One of the objects imported from the DXF file represents the river. If the object is not visible, select "Object|Show or Hide Objects" and check the check box next to "All Objects."
Double-click on the object that represents a river to display the Object Properties dialog box. Change the name to something appropriate. Check the Set values of intersected cells check box and change the Number of Z formulas to One. The edit box for the Z-coordinate formula will be come enabled and will contain "(Model_Top + Aquifer_Bottom) / 2." That puts the river in the middle of the aquifer in the vertical direction.

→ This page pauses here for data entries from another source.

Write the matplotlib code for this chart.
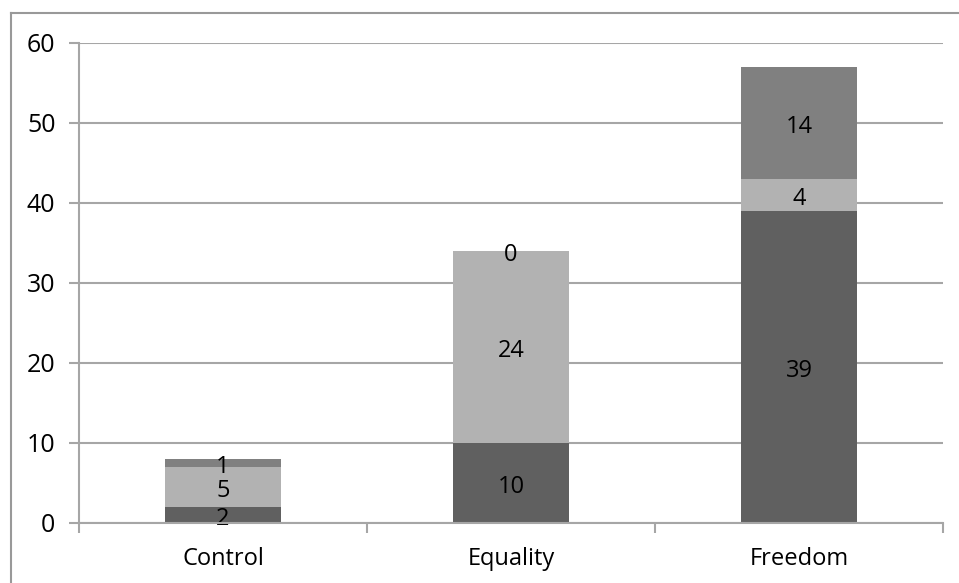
import matplotlib.pyplot as plt
from matplotlib.lines import Line2D
import numpy as np

plt.rcParams['font.family'] = ['Open Sans', 'DejaVu Sans']

# Data
categories = ['Control', 'Equality', 'Freedom']
bottom_vals = [2, 10, 39]
middle_vals = [5, 24, 4]
top_vals = [1, 0, 14]

colors = ['#606060', '#b2b2b2', '#808080']

fig = plt.figure(figsize=(9.59, 5.83), dpi=100)
ax = fig.add_axes([79 / 959, 1 - 523 / 583, (943 - 79) / 959, (523 - 43) / 583])

x = np.arange(len(categories))
base = np.zeros(len(categories))
for vals, c in zip([bottom_vals, middle_vals, top_vals], colors):
    ax.bar(x, vals, width=0.4, bottom=base, color=c, zorder=3)
    # value labels in the middle of each segment
    for xi, b, v in zip(x, base, vals):
        ax.annotate(str(v), (xi, b + v / 2), xytext=(0, -3), textcoords='offset points',
                    ha='center', va='center', fontsize=17, color='black', zorder=4)
    base += np.array(vals)

ax.set_xlim(-0.5, 2.5)
ax.set_ylim(0, 60)
ax.set_yticks(range(0, 61, 10))
ax.yaxis.grid(True, color='#a6a6a6', linewidth=1.5, zorder=0)

# category boundary ticks like Excel
ax.set_xticks([-0.5, 0.5, 1.5, 2.5])
ax.set_xticklabels([])
ax.set_xticks(x, minor=True)
ax.set_xticklabels(categories, minor=True, fontsize=17)
ax.tick_params(axis='x', which='minor', length=0, pad=17)
ax.tick_params(axis='x', which='major', length=7, width=1.5, color='#a6a6a6')
ax.tick_params(axis='y', length=7, width=1.5, color='#a6a6a6', labelsize=18, pad=10)

for s in ['top', 'right']:
    ax.spines[s].set_visible(False)
for s in ['left', 'bottom']:
    ax.spines[s].set_color('#a6a6a6')
    ax.spines[s].set_linewidth(1.5)
    ax.spines[s].set_zorder(5)

# outer chart frame
fig.add_artist(Line2D([10.5 / 959, 10.5 / 959], [0, 1 - 13 / 583],
                      transform=fig.transFigure, color='#999999', linewidth=1.5))
fig.add_artist(Line2D([10.5 / 959, 1], [1 - 13 / 583, 1 - 13 / 583],
                      transform=fig.transFigure, color='#999999', linewidth=1.5))

fig.savefig('out.png', dpi=100)
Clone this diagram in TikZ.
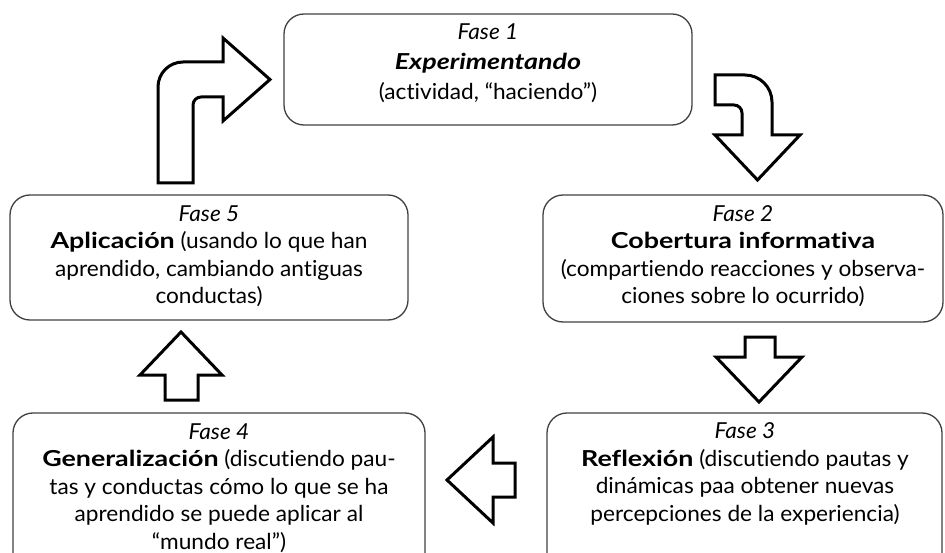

Change to the MODFLOW Features tab and check the checkbox on the left for the River package. Change the Number of times to 1. Enter the following data in the table.
Starting time |
Ending time |
River stage |
Conductance |
River bottom |
0 |
180000 |
0 |
0.0002 |
-10 |
Keep the Conductance interpretation set to Calculated. The Calculated option for Conductance interpretation makes the conductance be treated as a conductance per unit length (for polylines) or conductance per unit area (for polygons). For models where the cells vary in size, the Calculated option is definitely preferable because it keeps the flow though the cell proportional to its size as it should be. (In the original model the conductance was 0.02 for all the cells. For a model with a uniform cell size, such as this one, it probably doesn't much matter which method is used. (To more closely match the original model, it would have been possible to choose the Direct option for Conductance interpretation and set the conductance to 0.02.) Click OK to close the dialog box.
Try coloring the grid with the river conductance. (Use the Color Grid pane of the Data Visualizationdialog box as before. The river conductance is classified under "Boundary Conditions, Observations, and Other Features|MODFLOW River.") The distribution of conductance should look similar to the figure 131.
Figure 131. Grid colored with river conductance.